Exclude pictures. Extract exactly the lines from the one that contains "Convert this chart to Plotly code." down to the one that contains "import plotly.graph_objects as go", both included.

>>>>>

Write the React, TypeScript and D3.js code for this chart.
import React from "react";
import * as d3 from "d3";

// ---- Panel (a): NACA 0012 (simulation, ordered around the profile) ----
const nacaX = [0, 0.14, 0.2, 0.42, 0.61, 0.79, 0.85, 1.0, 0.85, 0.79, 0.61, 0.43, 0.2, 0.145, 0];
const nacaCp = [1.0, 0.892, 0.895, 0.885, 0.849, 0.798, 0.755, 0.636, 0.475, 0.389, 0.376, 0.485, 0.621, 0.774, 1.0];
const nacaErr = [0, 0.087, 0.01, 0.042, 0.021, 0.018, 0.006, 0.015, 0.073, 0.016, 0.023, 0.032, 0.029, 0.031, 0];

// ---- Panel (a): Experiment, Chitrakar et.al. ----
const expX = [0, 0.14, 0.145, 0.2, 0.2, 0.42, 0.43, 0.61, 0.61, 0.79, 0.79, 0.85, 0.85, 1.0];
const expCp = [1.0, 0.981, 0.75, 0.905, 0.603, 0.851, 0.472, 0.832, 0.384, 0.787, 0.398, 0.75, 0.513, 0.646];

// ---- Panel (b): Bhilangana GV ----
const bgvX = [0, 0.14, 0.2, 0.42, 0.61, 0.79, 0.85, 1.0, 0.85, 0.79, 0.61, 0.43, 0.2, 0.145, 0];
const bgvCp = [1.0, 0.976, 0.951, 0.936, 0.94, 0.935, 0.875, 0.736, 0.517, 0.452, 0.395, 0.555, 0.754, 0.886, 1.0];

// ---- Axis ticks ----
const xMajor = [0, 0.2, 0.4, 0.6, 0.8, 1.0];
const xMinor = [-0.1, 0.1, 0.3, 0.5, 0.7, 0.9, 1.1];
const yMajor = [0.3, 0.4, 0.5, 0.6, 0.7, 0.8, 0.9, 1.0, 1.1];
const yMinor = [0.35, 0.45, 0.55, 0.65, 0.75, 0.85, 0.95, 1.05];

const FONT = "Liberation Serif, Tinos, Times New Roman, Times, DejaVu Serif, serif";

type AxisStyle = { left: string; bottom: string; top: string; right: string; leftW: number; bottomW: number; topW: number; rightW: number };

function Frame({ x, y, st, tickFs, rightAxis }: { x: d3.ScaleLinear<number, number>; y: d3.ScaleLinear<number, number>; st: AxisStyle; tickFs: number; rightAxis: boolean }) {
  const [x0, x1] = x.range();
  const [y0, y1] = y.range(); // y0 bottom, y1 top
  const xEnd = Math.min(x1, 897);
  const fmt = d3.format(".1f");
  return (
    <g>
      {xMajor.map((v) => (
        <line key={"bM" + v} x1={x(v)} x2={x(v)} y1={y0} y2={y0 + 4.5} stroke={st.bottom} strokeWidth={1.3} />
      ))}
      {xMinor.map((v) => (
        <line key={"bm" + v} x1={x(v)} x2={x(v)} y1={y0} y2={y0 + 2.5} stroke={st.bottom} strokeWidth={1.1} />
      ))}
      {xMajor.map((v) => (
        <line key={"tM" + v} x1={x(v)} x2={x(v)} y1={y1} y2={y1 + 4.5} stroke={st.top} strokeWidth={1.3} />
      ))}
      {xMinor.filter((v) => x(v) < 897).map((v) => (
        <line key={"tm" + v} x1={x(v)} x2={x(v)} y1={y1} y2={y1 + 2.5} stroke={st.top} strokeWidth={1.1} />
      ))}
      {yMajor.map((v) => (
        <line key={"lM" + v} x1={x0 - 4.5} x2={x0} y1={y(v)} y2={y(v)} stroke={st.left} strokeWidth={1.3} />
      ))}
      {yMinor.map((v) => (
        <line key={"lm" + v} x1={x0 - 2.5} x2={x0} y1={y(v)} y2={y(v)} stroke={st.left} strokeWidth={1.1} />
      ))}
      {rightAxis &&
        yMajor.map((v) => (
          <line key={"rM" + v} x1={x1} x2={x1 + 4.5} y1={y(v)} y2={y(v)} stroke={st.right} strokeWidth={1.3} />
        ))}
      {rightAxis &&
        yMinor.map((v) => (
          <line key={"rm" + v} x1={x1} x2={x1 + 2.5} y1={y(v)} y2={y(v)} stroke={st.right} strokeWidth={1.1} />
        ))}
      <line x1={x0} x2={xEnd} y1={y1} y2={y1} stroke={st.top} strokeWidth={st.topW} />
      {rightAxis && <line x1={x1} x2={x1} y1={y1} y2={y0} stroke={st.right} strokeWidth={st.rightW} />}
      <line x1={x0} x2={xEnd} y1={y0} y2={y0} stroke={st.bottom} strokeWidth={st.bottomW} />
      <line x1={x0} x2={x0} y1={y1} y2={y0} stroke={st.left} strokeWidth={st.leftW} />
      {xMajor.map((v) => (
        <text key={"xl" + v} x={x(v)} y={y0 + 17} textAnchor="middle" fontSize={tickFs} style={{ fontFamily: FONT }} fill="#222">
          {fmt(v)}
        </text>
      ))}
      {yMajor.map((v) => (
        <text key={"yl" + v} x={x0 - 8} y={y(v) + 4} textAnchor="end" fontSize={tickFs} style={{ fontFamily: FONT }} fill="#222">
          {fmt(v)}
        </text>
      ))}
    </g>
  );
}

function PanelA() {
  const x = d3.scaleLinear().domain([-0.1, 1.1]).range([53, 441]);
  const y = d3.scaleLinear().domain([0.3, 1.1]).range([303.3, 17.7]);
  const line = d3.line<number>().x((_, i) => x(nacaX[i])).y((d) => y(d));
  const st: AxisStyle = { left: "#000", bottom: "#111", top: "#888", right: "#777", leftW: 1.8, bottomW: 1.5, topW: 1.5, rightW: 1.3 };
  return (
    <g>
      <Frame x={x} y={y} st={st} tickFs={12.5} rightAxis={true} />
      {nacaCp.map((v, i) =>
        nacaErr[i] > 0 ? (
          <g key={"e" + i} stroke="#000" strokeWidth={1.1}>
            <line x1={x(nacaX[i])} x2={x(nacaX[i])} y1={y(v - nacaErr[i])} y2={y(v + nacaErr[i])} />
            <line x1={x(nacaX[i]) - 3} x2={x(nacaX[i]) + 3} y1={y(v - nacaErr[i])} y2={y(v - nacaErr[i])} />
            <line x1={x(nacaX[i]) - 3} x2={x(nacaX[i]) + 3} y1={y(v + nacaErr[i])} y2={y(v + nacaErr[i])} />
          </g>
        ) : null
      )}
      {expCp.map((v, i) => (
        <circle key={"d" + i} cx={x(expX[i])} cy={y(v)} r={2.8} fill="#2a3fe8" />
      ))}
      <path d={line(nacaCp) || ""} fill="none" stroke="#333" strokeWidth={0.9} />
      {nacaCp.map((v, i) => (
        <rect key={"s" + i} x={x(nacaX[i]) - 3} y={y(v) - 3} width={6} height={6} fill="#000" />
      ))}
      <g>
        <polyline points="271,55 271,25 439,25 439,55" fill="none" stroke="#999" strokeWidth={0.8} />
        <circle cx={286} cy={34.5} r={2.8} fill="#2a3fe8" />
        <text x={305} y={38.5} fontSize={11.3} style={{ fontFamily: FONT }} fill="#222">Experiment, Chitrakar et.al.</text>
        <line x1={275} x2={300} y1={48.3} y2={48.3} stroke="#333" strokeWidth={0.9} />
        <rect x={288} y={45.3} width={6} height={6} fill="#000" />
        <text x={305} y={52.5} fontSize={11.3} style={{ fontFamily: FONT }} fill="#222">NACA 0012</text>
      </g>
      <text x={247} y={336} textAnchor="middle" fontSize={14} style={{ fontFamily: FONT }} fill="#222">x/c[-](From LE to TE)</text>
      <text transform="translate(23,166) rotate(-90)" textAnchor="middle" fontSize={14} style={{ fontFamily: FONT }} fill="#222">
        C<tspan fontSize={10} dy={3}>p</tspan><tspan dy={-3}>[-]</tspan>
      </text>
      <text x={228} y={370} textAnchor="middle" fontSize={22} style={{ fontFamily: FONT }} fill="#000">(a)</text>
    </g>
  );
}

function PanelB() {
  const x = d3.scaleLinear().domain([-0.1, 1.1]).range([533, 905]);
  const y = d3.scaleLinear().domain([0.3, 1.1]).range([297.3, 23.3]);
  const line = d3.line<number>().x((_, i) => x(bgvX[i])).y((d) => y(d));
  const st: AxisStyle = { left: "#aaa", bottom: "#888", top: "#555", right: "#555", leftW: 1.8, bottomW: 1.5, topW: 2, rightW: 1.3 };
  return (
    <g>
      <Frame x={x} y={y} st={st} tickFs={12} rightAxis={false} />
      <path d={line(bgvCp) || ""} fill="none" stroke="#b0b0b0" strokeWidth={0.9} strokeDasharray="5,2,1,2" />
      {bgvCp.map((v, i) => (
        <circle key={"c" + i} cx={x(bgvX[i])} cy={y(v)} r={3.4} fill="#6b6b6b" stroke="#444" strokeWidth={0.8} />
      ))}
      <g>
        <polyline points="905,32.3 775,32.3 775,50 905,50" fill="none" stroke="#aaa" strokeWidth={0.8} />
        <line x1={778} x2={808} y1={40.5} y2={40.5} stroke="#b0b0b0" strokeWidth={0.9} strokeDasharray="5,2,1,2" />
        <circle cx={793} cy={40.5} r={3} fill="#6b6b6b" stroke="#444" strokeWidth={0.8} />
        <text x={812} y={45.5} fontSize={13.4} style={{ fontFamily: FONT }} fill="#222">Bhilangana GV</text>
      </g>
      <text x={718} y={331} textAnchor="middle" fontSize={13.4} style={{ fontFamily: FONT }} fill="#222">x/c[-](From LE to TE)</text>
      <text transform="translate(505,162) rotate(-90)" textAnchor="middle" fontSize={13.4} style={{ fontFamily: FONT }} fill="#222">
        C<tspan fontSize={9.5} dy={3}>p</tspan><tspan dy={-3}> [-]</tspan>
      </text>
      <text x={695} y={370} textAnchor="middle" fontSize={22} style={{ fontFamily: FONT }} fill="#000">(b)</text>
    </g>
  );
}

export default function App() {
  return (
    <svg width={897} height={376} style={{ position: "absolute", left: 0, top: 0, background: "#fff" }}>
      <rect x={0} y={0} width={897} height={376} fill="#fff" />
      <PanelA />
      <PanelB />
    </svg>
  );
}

<<<<<
>>>>>

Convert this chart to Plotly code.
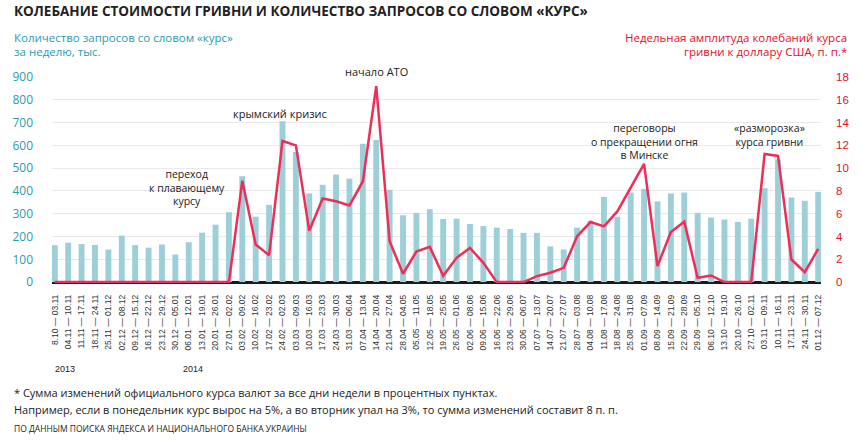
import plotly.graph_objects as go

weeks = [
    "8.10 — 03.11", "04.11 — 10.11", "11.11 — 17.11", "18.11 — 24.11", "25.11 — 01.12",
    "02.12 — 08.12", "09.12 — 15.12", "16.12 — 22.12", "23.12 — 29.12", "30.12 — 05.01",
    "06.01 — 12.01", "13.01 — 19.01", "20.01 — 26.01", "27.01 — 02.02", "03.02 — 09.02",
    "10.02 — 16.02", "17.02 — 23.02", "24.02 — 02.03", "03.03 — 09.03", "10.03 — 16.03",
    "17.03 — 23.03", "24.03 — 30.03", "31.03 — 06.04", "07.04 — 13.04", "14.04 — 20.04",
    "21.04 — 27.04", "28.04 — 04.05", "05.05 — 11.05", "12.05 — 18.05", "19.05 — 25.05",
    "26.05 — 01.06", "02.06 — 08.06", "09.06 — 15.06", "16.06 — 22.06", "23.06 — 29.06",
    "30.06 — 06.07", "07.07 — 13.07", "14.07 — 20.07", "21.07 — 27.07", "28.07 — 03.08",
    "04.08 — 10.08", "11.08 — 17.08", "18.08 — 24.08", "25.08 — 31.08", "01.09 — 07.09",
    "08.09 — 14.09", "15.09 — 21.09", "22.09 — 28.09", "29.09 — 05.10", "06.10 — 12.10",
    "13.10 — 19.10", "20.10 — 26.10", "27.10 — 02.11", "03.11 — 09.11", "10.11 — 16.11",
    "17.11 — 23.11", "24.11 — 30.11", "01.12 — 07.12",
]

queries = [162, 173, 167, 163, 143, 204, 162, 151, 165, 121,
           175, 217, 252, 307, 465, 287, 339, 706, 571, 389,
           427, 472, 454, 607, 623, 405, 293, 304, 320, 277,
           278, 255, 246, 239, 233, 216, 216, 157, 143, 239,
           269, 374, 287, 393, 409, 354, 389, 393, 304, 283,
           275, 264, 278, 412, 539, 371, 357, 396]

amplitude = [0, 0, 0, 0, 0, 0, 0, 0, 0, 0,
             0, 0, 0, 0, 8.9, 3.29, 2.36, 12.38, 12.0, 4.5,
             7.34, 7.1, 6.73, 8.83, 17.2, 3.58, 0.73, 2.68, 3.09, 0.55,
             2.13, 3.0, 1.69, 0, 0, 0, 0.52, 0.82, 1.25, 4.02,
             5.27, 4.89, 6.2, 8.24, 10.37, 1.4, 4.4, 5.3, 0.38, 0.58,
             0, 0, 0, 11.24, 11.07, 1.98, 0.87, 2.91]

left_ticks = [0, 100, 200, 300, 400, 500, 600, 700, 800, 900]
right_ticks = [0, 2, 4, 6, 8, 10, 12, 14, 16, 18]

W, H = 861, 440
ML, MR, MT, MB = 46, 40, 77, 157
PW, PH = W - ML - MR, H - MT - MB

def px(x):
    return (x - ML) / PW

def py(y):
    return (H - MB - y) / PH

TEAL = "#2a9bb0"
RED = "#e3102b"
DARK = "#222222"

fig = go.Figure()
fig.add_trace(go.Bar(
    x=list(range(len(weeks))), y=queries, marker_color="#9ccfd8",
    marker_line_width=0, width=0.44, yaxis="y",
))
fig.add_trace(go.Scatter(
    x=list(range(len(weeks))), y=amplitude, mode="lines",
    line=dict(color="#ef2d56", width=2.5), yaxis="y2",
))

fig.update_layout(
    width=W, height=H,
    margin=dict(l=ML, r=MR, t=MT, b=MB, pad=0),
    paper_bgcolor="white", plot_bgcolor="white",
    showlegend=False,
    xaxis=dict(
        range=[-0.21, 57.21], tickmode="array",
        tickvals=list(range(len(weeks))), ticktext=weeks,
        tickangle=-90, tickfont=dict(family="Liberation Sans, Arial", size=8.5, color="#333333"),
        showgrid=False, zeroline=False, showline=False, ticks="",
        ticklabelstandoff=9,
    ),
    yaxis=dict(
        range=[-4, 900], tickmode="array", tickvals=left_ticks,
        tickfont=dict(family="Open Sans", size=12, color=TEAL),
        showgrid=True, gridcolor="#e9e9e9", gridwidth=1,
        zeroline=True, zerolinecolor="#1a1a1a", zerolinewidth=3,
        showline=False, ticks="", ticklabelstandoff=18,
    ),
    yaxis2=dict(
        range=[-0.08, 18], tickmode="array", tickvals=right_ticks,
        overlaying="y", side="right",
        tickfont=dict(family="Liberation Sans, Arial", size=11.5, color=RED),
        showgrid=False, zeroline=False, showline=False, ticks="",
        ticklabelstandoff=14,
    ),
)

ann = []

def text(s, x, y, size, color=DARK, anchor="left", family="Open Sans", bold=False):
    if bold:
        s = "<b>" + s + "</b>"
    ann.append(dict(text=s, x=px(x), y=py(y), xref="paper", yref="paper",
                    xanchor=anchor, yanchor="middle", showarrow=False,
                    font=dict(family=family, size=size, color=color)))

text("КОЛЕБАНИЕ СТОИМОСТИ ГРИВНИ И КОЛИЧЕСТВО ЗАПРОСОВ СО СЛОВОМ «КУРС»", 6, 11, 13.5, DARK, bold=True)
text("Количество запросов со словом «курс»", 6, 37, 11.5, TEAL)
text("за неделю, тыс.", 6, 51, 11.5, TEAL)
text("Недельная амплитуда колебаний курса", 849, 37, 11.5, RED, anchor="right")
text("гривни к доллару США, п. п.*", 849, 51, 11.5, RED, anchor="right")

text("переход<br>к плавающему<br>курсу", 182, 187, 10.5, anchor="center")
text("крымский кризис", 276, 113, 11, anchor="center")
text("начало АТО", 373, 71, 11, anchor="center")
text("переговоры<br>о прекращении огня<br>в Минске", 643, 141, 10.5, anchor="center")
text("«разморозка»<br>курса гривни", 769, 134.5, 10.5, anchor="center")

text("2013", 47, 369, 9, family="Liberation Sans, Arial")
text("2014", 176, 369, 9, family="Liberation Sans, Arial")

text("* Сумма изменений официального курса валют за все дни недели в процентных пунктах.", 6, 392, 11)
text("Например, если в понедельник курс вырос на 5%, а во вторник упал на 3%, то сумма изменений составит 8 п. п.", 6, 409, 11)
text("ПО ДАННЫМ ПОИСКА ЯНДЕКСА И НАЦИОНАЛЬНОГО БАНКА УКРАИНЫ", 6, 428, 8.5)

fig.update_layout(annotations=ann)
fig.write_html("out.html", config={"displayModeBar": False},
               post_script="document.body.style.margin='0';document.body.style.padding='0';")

<<<<<

:: Right answer ::
Convert this chart to Plotly code.
import plotly.graph_objects as go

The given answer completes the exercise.